The over-use of buzz word such as “hockey moms” and “Joe Sixpack” did give the impression that Palin is an ordinary person. But when you’re in the running to be vice-president of the most powerful nation in the world, that is not necessarily a good thing. Biden, on the other hand, came across as commanding, highly knowledgeable and statesman-like – someone you could trust in a crisis.

This impression is further buttressed by the results of last night’s CNN/Opinion Research Corproration instant reaction poll, which found that although a majority of respondents found Palin to be “more likable” than Biden, “87 percent of the people polled said Biden is qualified while only 42 percent said Palin is qualified [to assume the presidency].”  Oh, and speaking of Biden, he too defied expectations, avoiding any gender-based condescension or embarrassing verbal slip-ups.  Nor did he attempt to draw blood from his opponent.

Instead, Biden seemed content directing his most vigourous attacks towards John McCain, reining in his legendary self-satisfied verbosity and allowing Palin to directly appeal to her rural right-wing base (although, as Joan Walsh observes, Palin missed an opportunity to temporarily suspend the lipstick pitbull routine and display some genuine–or feigned–non-partisan compassion after Biden emotionally referenced the tragic deaths of his first wife and daughter).
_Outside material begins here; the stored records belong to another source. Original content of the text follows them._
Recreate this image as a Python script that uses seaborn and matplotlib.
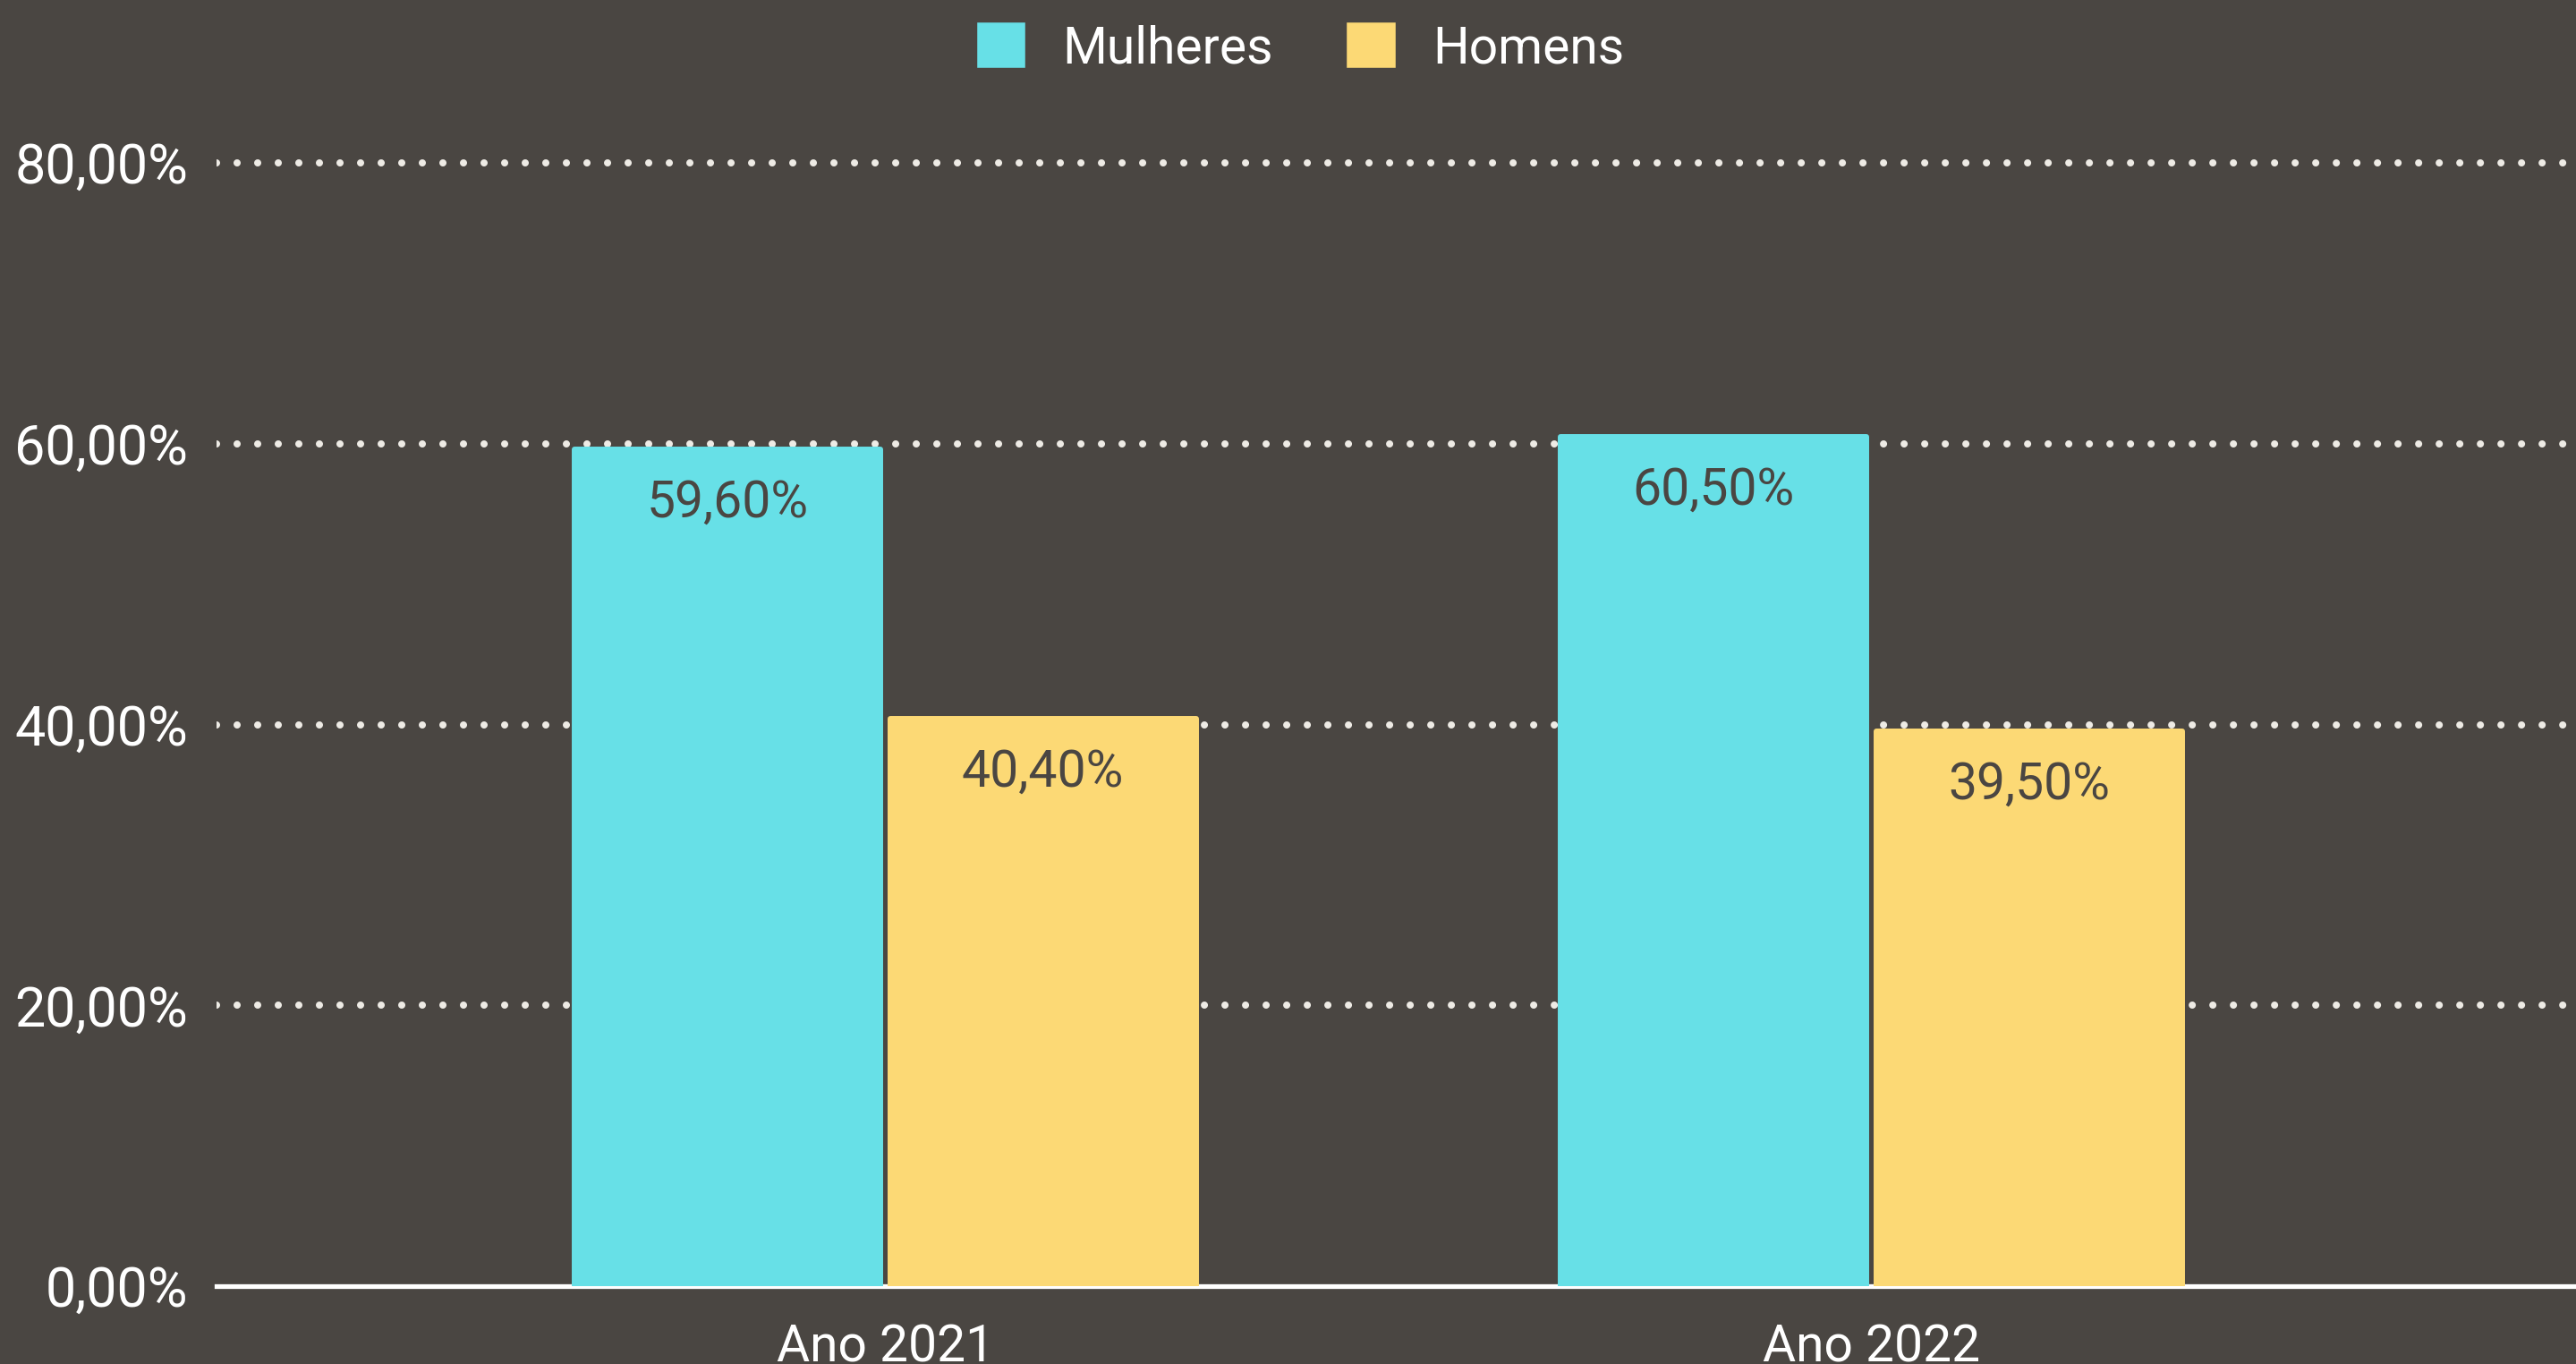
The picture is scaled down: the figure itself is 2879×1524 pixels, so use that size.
import matplotlib
matplotlib.use("Agg")
import matplotlib.pyplot as plt
import seaborn as sns
import pandas as pd

# dados
anos = ["Ano 2021", "Ano 2022"]
mulheres = [59.6, 60.5]
homens = [40.4, 39.5]
grupos = ["Mulheres", "Homens"]
cores = ["#67E0E7", "#FCD975"]
y_ticks = [0, 20, 40, 60, 80]

fundo = "#4A4642"

df = pd.DataFrame({
    "Ano": anos * 2,
    "Grupo": [grupos[0]] * len(anos) + [grupos[1]] * len(anos),
    "Valor": mulheres + homens,
})

sns.set_style("white")
plt.rcParams["font.family"] = ["Roboto", "DejaVu Sans"]
plt.rcParams["lines.scale_dashes"] = False

fig = plt.figure(figsize=(28.79, 15.24), dpi=100, facecolor=fundo)
ax = fig.add_axes([0.0841, 0.0571, 0.9159, 0.8337])
ax.set_facecolor(fundo)

sns.barplot(data=df, x="Ano", y="Valor", hue="Grupo", palette=cores,
            saturation=1, width=0.64, gap=0.03, ax=ax, zorder=3, legend=False)

for bar in ax.patches:
    bar.set_edgecolor(bar.get_facecolor())
    bar.set_linewidth(4.3)
    bar.set_joinstyle("round")

# rótulos de valor dentro das barras
for cont in ax.containers:
    labels = [f"{v:.2f}".replace(".", ",") + "%" for v in cont.datavalues]
    ax.bar_label(cont, labels=labels, padding=-63, fontsize=41,
                 color=fundo, zorder=4)

ax.set_xlim(-0.678, 1.7146)
ax.set_ylim(0, 81)
ax.set_yticks(y_ticks)
ax.set_yticklabels([f"{t:.2f}".replace(".", ",") + "%" for t in y_ticks])
ax.tick_params(axis="y", length=0, pad=23, labelsize=44, labelcolor="white")
ax.tick_params(axis="x", length=0, pad=30, labelsize=41, labelcolor="white")
ax.set_xlabel("")
ax.set_ylabel("")

ax.set_axisbelow(True)
ax.yaxis.grid(True, color="#EEEBE5", linewidth=5.8,
              linestyle=(0, (0.001, 16.56)), dash_capstyle="round")
ax.xaxis.grid(False)
# a linha do zero é a própria base
ax.yaxis.get_gridlines()[0].set_visible(False)

for side in ["top", "right", "left"]:
    ax.spines[side].set_visible(False)
ax.spines["bottom"].set_color("white")
ax.spines["bottom"].set_linewidth(3.8)
ax.spines["bottom"].set_zorder(2.5)

# legenda
handles = [plt.Rectangle((0, 0), 1, 1, facecolor=c, edgecolor=c,
                         linewidth=4, joinstyle="round") for c in cores]
leg = fig.legend(handles, grupos, loc="center", bbox_to_anchor=(0.5054, 0.964),
                 ncol=2, frameon=False, fontsize=41, labelcolor="white",
                 handlelength=0.85, handleheight=0.85, handletextpad=0.78,
                 columnspacing=1.5)

fig.savefig("out.png", dpi=100, facecolor=fundo)
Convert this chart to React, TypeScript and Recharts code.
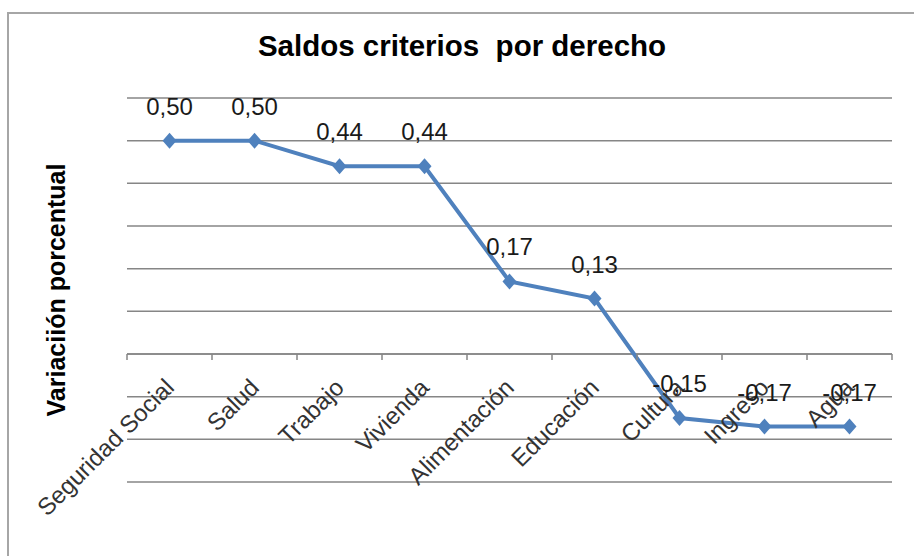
import { LineChart, Line, XAxis, YAxis, CartesianGrid, ReferenceLine, ReferenceDot, LabelList } from 'recharts';

const categories = ['Seguridad Social', 'Salud', 'Trabajo', 'Vivienda', 'Alimentación', 'Educación', 'Cultura', 'Ingreso', 'Agua'];
const saldos = [0.5, 0.5, 0.44, 0.44, 0.17, 0.13, -0.15, -0.17, -0.17];
const yTicks = [-0.3, -0.2, -0.1, 0, 0.1, 0.2, 0.3, 0.4, 0.5, 0.6];

const data = categories.map((c, i) => ({ name: c, value: saldos[i] }));

const W = 914;
const H = 556;
const margin = { top: 98, right: 22, bottom: 74, left: 127 };
const band = (W - margin.left - margin.right) / categories.length;
const FONT = "'Liberation Sans', Arial, sans-serif";

const fmt = (v: number) => v.toFixed(2).replace('.', ',');

const Diamond = ({ cx, cy }: any) => (
  <path d={`M${cx},${cy - 8} L${cx + 7},${cy} L${cx},${cy + 8} L${cx - 7},${cy} Z`} fill="#4F81BD" />
);

// axis crosses at 0, so tick marks + rotated names are hung off a dot at y=0
const CatTick = (last: boolean, label: string) => ({ cx, cy }: any) => (
  <g>
    <line x1={cx - band / 2} y1={cy} x2={cx - band / 2} y2={cy + 6} stroke="#868686" strokeWidth={1.5} />
    {last && <line x1={cx + band / 2} y1={cy} x2={cx + band / 2} y2={cy + 6} stroke="#868686" strokeWidth={1.5} />}
    <text
      x={cx + 6} y={cy + 35}
      textAnchor="end"
      transform={`rotate(-45 ${cx + 6} ${cy + 35})`}
      fontSize={24} fill="#333" fontFamily={FONT}
    >{label}</text>
  </g>
);

export default function App() {
  return (
    <div style={{ position: 'absolute', left: 0, top: 0, width: W, height: H, overflow: 'hidden', background: '#fff' }}>
      <div style={{
        position: 'absolute', left: 7, top: 12, width: W + 20, height: H + 20,
        border: '2px solid #a6a6a6',
      }} />
      <div style={{
        position: 'absolute', left: 0, top: 29, width: 924, textAlign: 'center',
        fontFamily: FONT, fontWeight: 700, fontSize: 29.5, color: '#000',
        whiteSpace: 'pre',
      }}>Saldos criterios  por derecho</div>
      <div style={{
        position: 'absolute', left: 56, top: 290, transform: 'translate(-50%, -50%) rotate(-90deg)',
        fontFamily: FONT, fontWeight: 700, fontSize: 25, color: '#000',
        whiteSpace: 'nowrap',
      }}>Variaciión porcentual</div>
      <div style={{ position: 'absolute', left: 0, top: 0 }}>
        <LineChart width={W} height={H} data={data} margin={margin}>
          <CartesianGrid vertical={false} stroke="#868686" strokeWidth={1.5} />
          <XAxis dataKey="name" scale="band" hide />
          <YAxis domain={[-0.3, 0.6]} ticks={yTicks} hide />
          <ReferenceLine y={0} stroke="#868686" strokeWidth={1.5} />
          {categories.map((c, i) => (
            <ReferenceDot key={c} x={c} y={0} r={0} shape={CatTick(i === categories.length - 1, c)} />
          ))}
          <Line
            dataKey="value" stroke="#4F81BD" strokeWidth={4}
            dot={<Diamond />} activeDot={false} isAnimationActive={false}
          >
            <LabelList
              dataKey="value" position="top" offset={26} formatter={(v: any) => fmt(Number(v))}
              style={{ fontSize: 24, fill: '#1a1a1a', fontFamily: FONT }}
            />
          </Line>
        </LineChart>
      </div>
    </div>
  );
}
All of which is fine; by next week, this largely–and, considering the by-default also-ran stature of its participants, appropriately–negligible debate will have been forgotten, as all eyes will once again be focused on the lead protagonists in the edge-of-your-seat prime-time contest that is the 2008 presidential election, which is proving to be the best damn reality TV program since season three of America’s Next Top Model.